Goal of the exercise:
Print word for word the first line of the listing below and every line after it, through the line with "Arial, Helvetica, sans-serif';". Leave out the pictures and the rest.
------ Given data ------
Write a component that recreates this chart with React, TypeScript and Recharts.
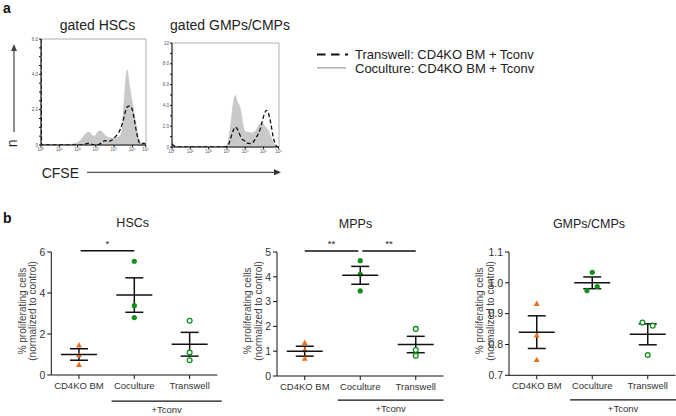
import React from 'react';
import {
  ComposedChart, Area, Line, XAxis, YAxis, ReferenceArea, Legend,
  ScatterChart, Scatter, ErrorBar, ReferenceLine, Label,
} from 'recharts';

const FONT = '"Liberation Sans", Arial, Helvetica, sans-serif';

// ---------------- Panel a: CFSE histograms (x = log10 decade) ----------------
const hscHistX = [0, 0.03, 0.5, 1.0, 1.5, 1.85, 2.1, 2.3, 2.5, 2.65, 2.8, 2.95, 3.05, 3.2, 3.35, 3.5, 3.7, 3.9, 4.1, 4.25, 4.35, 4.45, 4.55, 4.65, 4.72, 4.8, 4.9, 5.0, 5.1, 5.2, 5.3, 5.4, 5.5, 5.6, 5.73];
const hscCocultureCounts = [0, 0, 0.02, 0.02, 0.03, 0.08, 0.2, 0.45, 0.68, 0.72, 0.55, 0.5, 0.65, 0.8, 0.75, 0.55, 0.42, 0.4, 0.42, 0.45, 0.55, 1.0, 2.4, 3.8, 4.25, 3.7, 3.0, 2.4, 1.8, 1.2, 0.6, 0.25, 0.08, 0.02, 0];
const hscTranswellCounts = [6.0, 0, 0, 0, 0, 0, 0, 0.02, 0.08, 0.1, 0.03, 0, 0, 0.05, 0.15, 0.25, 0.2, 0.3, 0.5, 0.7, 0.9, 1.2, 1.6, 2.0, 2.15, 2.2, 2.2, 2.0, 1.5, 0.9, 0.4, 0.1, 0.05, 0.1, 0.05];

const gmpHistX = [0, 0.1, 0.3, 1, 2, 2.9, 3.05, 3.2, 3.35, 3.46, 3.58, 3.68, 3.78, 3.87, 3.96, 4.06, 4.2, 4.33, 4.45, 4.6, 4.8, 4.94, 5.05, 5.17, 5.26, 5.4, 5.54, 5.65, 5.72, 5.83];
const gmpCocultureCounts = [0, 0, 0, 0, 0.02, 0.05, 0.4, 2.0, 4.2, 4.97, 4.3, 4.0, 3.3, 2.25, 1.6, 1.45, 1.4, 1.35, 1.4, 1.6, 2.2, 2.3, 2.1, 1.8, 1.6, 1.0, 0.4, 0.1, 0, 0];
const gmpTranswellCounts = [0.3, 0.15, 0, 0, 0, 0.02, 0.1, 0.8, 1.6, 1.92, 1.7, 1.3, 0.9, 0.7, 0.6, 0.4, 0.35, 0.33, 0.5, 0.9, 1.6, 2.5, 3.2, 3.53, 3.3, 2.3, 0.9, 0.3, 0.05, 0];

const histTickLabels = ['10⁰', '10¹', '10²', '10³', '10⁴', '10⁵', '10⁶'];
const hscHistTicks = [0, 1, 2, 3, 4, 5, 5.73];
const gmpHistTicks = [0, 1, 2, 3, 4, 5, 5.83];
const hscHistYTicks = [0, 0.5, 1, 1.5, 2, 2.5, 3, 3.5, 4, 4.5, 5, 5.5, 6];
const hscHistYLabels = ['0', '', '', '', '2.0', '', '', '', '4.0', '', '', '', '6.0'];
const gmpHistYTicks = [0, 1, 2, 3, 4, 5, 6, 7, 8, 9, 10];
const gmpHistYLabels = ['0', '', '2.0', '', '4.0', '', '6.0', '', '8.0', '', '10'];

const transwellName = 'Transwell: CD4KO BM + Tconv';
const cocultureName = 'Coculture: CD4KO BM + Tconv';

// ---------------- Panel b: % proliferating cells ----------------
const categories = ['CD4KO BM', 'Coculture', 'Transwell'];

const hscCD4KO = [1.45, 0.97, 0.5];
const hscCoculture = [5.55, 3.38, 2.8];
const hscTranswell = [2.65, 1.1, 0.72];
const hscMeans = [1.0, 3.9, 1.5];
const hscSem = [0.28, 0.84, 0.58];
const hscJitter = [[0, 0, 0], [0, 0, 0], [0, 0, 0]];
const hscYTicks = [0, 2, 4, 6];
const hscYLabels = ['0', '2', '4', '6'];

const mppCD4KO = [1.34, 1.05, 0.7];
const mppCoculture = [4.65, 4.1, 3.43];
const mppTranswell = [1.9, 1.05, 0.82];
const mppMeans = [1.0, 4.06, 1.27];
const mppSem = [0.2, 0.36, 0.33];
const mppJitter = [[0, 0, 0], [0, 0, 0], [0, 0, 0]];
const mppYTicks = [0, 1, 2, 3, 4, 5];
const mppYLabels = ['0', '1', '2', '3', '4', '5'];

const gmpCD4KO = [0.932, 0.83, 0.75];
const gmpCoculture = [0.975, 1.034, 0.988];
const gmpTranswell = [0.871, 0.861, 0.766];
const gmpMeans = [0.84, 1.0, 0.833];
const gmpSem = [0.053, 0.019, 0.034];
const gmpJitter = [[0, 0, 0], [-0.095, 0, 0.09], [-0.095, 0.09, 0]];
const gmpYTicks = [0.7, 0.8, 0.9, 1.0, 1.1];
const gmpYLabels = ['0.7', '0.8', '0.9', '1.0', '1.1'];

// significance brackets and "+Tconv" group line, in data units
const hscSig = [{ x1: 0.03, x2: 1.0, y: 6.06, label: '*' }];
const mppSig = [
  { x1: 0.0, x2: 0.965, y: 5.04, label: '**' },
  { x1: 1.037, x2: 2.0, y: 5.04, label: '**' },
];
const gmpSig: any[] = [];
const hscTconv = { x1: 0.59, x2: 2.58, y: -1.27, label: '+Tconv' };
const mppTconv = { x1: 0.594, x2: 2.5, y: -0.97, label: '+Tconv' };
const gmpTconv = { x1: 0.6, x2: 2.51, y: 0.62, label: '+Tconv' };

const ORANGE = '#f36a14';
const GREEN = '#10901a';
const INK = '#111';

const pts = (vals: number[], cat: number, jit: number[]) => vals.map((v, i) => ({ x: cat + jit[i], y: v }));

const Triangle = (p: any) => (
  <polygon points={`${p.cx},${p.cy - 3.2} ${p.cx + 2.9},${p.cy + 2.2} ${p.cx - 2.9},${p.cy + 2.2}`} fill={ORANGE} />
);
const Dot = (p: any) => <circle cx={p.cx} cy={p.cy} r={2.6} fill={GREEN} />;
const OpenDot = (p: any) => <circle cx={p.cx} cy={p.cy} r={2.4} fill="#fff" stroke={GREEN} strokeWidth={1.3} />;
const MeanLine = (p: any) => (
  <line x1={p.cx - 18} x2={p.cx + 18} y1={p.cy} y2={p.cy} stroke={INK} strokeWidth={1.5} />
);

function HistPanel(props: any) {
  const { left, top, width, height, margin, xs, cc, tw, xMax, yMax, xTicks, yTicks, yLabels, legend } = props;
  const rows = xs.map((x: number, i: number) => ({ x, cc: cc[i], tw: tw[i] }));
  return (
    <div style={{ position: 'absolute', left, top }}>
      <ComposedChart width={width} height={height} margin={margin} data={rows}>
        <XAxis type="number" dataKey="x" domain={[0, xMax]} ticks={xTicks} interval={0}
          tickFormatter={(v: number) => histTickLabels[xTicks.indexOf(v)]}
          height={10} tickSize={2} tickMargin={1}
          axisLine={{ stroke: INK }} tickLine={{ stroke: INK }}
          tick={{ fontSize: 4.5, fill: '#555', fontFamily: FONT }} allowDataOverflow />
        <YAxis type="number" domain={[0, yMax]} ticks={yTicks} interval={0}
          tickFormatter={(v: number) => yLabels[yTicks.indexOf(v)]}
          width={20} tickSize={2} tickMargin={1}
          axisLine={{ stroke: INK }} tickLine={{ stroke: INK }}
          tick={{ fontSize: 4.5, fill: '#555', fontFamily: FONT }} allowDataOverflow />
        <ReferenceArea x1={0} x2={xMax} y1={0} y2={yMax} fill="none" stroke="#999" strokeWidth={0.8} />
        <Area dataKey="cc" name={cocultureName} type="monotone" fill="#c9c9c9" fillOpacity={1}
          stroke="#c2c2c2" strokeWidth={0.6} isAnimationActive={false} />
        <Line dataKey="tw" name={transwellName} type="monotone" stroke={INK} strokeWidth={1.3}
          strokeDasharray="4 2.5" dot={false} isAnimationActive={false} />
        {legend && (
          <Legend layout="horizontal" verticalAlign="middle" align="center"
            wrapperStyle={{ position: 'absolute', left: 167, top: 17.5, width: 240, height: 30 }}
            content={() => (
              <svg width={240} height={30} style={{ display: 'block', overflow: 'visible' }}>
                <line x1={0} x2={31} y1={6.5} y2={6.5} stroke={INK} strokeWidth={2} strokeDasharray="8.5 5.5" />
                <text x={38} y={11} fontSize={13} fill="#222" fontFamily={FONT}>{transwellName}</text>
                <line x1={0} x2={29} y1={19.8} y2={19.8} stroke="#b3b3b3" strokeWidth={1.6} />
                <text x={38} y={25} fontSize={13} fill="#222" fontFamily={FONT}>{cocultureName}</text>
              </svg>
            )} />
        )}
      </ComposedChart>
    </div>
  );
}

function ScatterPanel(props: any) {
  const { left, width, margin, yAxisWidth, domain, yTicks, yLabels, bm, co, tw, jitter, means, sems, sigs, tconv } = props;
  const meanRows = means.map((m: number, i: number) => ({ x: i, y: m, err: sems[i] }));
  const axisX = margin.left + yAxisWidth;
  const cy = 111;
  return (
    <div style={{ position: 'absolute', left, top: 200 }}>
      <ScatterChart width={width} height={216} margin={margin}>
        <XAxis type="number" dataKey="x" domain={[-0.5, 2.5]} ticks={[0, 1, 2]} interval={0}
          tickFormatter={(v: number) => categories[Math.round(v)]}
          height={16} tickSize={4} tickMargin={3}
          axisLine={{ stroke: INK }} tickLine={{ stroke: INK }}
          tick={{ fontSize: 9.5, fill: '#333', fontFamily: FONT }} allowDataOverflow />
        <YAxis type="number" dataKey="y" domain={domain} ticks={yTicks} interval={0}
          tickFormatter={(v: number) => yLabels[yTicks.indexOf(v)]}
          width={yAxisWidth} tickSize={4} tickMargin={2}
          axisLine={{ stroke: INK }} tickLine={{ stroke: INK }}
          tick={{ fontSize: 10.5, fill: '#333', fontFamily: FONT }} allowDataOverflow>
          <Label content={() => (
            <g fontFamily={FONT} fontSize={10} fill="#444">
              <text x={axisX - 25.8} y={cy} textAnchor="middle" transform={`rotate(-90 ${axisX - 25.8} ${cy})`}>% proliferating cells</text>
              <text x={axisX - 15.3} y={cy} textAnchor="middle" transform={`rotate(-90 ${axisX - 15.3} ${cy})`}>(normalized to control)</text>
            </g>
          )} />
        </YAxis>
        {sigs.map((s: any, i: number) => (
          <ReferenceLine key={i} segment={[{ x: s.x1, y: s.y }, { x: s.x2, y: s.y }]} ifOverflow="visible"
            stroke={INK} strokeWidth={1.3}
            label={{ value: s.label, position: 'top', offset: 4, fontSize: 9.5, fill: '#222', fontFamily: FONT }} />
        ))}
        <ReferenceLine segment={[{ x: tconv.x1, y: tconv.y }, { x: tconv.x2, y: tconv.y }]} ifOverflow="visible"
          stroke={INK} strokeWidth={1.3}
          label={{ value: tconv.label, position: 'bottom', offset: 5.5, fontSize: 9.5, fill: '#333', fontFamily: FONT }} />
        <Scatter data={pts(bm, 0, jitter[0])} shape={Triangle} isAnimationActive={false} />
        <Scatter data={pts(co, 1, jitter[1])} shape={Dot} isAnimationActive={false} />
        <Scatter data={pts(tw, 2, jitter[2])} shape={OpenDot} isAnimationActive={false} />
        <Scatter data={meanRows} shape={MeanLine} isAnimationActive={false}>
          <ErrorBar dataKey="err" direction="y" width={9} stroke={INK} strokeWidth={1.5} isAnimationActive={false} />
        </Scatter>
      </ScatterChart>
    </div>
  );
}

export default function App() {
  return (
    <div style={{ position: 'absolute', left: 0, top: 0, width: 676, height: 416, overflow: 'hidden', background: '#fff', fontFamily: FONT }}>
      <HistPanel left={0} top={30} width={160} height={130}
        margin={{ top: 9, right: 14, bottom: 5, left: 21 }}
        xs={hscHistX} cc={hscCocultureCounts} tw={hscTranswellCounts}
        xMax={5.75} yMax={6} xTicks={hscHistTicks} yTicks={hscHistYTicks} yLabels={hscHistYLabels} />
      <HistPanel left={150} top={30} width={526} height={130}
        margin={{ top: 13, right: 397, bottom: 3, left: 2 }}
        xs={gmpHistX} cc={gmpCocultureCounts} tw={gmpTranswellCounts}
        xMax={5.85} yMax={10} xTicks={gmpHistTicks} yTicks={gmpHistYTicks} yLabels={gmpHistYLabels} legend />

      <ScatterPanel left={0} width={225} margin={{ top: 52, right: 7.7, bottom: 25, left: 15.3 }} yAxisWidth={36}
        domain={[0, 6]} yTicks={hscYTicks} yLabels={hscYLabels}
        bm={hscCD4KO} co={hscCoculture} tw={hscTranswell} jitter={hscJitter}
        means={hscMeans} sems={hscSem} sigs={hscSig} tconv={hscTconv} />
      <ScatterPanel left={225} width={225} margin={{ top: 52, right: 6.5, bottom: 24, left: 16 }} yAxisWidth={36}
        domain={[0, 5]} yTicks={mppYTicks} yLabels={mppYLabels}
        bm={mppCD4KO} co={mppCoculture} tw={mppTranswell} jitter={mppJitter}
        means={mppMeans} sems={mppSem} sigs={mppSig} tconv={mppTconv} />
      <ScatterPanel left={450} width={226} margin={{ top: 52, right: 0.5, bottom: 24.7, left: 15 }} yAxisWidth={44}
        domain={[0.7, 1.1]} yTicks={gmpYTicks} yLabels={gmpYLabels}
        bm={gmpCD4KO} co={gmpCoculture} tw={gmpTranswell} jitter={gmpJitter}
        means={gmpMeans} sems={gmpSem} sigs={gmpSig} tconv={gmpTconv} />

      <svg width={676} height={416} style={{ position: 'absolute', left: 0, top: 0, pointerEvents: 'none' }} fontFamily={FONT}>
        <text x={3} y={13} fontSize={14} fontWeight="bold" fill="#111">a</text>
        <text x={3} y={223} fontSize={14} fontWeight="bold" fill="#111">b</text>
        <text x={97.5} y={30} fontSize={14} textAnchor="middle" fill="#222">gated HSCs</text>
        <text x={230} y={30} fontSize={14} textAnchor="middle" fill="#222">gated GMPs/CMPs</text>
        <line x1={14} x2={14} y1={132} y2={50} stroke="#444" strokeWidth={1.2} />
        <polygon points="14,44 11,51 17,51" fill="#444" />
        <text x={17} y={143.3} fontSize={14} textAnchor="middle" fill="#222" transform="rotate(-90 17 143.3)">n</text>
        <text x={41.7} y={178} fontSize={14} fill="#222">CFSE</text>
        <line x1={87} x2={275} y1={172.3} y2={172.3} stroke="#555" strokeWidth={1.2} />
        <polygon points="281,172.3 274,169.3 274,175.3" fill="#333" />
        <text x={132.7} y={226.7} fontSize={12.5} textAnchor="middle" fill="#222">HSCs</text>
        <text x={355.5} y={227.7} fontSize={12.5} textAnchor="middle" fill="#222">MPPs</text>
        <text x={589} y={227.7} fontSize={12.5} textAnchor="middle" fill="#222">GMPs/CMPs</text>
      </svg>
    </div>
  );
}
------
Exercise result:
Write a component that recreates this chart with React, TypeScript and Recharts.
import React from 'react';
import {
  ComposedChart, Area, Line, XAxis, YAxis, ReferenceArea, Legend,
  ScatterChart, Scatter, ErrorBar, ReferenceLine, Label,
} from 'recharts';

const FONT = '"Liberation Sans", Arial, Helvetica, sans-serif';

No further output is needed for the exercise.